A woman I had never seen came running up to us. She was almost in tears.
“Have you seen a blue baby blanket?” she asked frantically. (Her name is Julie.)
We shook our heads no.
“My sitter took it out with my son today and lost it!! It is his special blanket that was made from yarn we got in Australia. I let them take it because his father had to fly to Australia today and my son wanted to hold it. I even told her to be careful with it,” she said, clearly distraught.
My gals and I looked at each other, mouths hanging open.
“You gotta talk to HER!” my friend Stephanie said, pointing at me. It was like the universe sent Julie to me. Divine intervention reinforcing the point of my blog.
She went on to say, “You know the most ridiculous thing about this? I am paying my sitter to watch my son while I go searching for it.” I nodded. Been there too. It’s on my mom-crutch post.
Now before conclusions are drawn, let’s step back and think for a second what this argument is really about.
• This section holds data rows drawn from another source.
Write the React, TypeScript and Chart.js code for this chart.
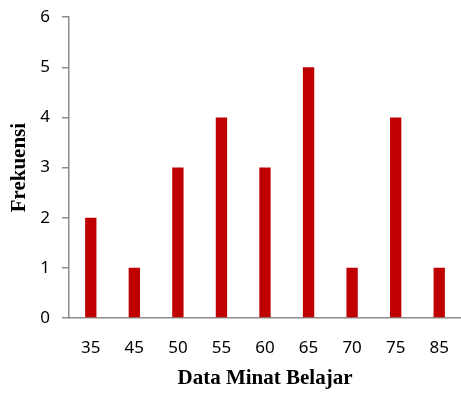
import React, { useEffect, useRef } from "react";
import { Chart, registerables } from "chart.js";

Chart.register(...registerables);

const categories = ["35", "45", "50", "55", "60", "65", "70", "75", "85"];
const frequencies = [2, 1, 3, 4, 3, 5, 1, 4, 1];
const yTicks = [0, 1, 2, 3, 4, 5, 6];

export default function App() {
  const ref = useRef<HTMLCanvasElement | null>(null);
  useEffect(() => {
    if (!ref.current) return;
    const chart = new Chart(ref.current, {
      type: "bar",
      data: {
        labels: categories,
        datasets: [
          {
            data: frequencies,
            backgroundColor: "#C00000",
            borderWidth: 0,
            barPercentage: 0.26,
            categoryPercentage: 1,
          },
        ],
      },
      options: {
        animation: false,
        responsive: false,
        maintainAspectRatio: false,
        layout: { padding: { top: 0, right: 0, left: 0, bottom: 0 } },
        plugins: { legend: { display: false }, tooltip: { enabled: false } },
        scales: {
          x: {
            grid: { drawOnChartArea: false, drawTicks: true, tickLength: 18, color: "rgba(0,0,0,0)" },
            border: { color: "#8c8c8c", width: 1.5 },
            ticks: {
              color: "#000",
              font: { family: "'Noto Sans'", size: 17 },
              padding: 2,
            },
            title: {
              display: true,
              text: "Data Minat Belajar",
              color: "#000",
              font: { family: "'Liberation Serif'", size: 21, weight: "bold" },
              padding: { top: 4, bottom: 3 },
            },
            afterFit: (s: any) => {
              s.height = 76;
            },
          },
          y: {
            min: 0,
            max: 6,
            afterBuildTicks: (s: any) => {
              s.ticks = yTicks.map((v) => ({ value: v }));
            },
            grid: {
              drawOnChartArea: false,
              drawTicks: true,
              tickLength: 7,
              color: "#8c8c8c",
              lineWidth: 1.5,
            },
            border: { color: "#8c8c8c", width: 1.5 },
            ticks: {
              color: "#000",
              font: { family: "'Noto Sans'", size: 17 },
              padding: 12,
            },
            title: {
              display: true,
              text: "Frekuensi",
              color: "#000",
              font: { family: "'Liberation Serif'", size: 21, weight: "bold" },
              padding: { top: 7, bottom: 0 },
            },
            afterFit: (s: any) => {
              s.width = 69;
            },
          },
        },
      },
    });
    return () => chart.destroy();
  }, []);
  return (
    <div style={{ position: "fixed", left: 0, top: 0, width: 461, height: 394, background: "#fff", overflow: "hidden" }}>
      <canvas ref={ref} width={461} height={399} style={{ position: "absolute", left: 0, top: -5 }} />
    </div>
  );
}
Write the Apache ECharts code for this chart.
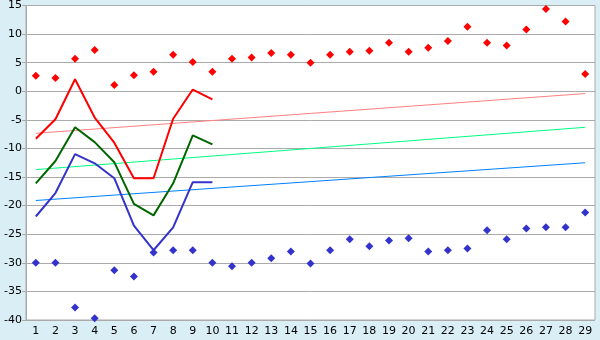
<!DOCTYPE html>
<html><head><meta charset="utf-8">
<script src="https://cdn.jsdelivr.net/npm/echarts@6/dist/echarts.min.js"></script>
<style>html,body{margin:0;padding:0;background:#daeef5;}#c{width:600px;height:340px;}</style>
</head><body><div id="c"></div>
<script>
var categories = [];
for (var i = 1; i <= 29; i++) categories.push(String(i));
var redPoints = [2.7,2.3,5.7,7.2,1.1,2.8,3.4,6.4,5.1,3.4,5.7,5.9,6.7,6.4,5.0,6.4,6.9,7.1,8.5,6.9,7.6,8.8,11.3,8.5,8.0,10.8,14.4,12.2,3.0];
var bluePoints = [-30,-30,-37.8,-39.7,-31.3,-32.4,-28.2,-27.8,-27.8,-30,-30.6,-30,-29.2,-28.0,-30.1,-27.8,-25.9,-27.1,-26.1,-25.7,-28.0,-27.8,-27.5,-24.3,-25.9,-24.0,-23.8,-23.8,-21.2];
var redLine = [-8.3,-4.9,2.1,-4.6,-9.0,-15.2,-15.2,-4.8,0.3,-1.4];
var greenLine = [-16.1,-12.2,-6.3,-8.9,-12.4,-19.7,-21.7,-16.1,-7.7,-9.3];
var blueLine = [-21.9,-17.8,-11.0,-12.6,-15.2,-23.5,-27.8,-23.8,-15.9,-15.9];
var redTrend = [-7.35, -0.4];
var greenTrend = [-13.7, -6.3];
var blueTrend = [-19.1, -12.5];

function endpoints(t){ return [[0, t[0]], [categories.length - 1, t[1]]]; }

var chart = echarts.init(document.getElementById('c'));
var font = 'DejaVu Sans';
chart.setOption({
  animation: false,
  backgroundColor: '#daeef5',
  grid: {left: 26, top: 5, right: 5, bottom: 20, show: true, backgroundColor: '#fff', borderColor: '#aaaaaa', borderWidth: 1, containLabel: false},
  xAxis: {
    type: 'category', data: categories, boundaryGap: true,
    axisLine: {lineStyle: {color: '#aaaaaa'}},
    axisTick: {alignWithLabel: true, length: 4, lineStyle: {color: '#000'}},
    axisLabel: {color: '#000', fontFamily: font, fontSize: 11, margin: 6, interval: 0},
    splitLine: {show: false}
  },
  yAxis: {
    type: 'value', min: -40, max: 15, interval: 5,
    axisLine: {show: true, lineStyle: {color: '#aaaaaa'}},
    axisTick: {show: true, length: 4, lineStyle: {color: '#aaaaaa'}},
    axisLabel: {color: '#000', fontFamily: font, fontSize: 11, margin: 4},
    splitLine: {lineStyle: {color: '#aaaaaa', width: 1}}
  },
  series: [
    {type: 'line', data: endpoints(redTrend), symbol: 'none', lineStyle: {color: '#ff8080', width: 1}},
    {type: 'line', data: endpoints(greenTrend), symbol: 'none', lineStyle: {color: '#00ff80', width: 1}},
    {type: 'line', data: endpoints(blueTrend), symbol: 'none', lineStyle: {color: '#0080ff', width: 1}},
    {type: 'line', data: redLine, symbol: 'none', lineStyle: {color: '#ff0000', width: 2}},
    {type: 'line', data: greenLine, symbol: 'none', lineStyle: {color: '#006600', width: 2}},
    {type: 'line', data: blueLine, symbol: 'none', lineStyle: {color: '#3333cc', width: 2}},
    {type: 'scatter', data: redPoints, symbol: 'diamond', symbolSize: 8, itemStyle: {color: '#ff0000', opacity: 1}},
    {type: 'scatter', data: bluePoints, symbol: 'diamond', symbolSize: 8, itemStyle: {color: '#3333cc', opacity: 1}}
  ]
});
</script></body></html>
It’s about what we moms define as important. And what our expectations are. And it’s okay to agree to disagree. But I think it goes deeper than that. There was an underlying tone and theme in many of the comments. It speaks to the judgment we cast on each other, particularly the Stay At Home Moms versus the Working Moms.
And so begins Part 2 and 3 of my Sitter Chronicles.
Let’s first answer the question– how do things get lost? Sometimes it boils down to an accident. A mistake. And in that case, yes, get over it. But a lot of times it’s because tots fling things out of the stroller, or throw something in the playground. I know the few times I have lost stuff it’s due to texting while strolling (not something I’m proud of). Or not paying enough attention to what Fia is doing. I accept that my behavior is unacceptable. And I make a conscious decision to be better. So are sitters beyond reproach on that? I don’t think so. Because at the top of their job list is to pay attention to their biggest responsibility: The Child. Not their phone or their sitter friends. I believe that is exactly how Julie’s baby blanket got lost. And Fia’s things.
Dear lord. Diapers are a shit storm—literally and figuratively. I heard you all loud and clear on not checking the diaper bag: guilty as charged. Last Saturday was the first time it happened. And it bit me—and Fia—in the butt. It won’t happen again.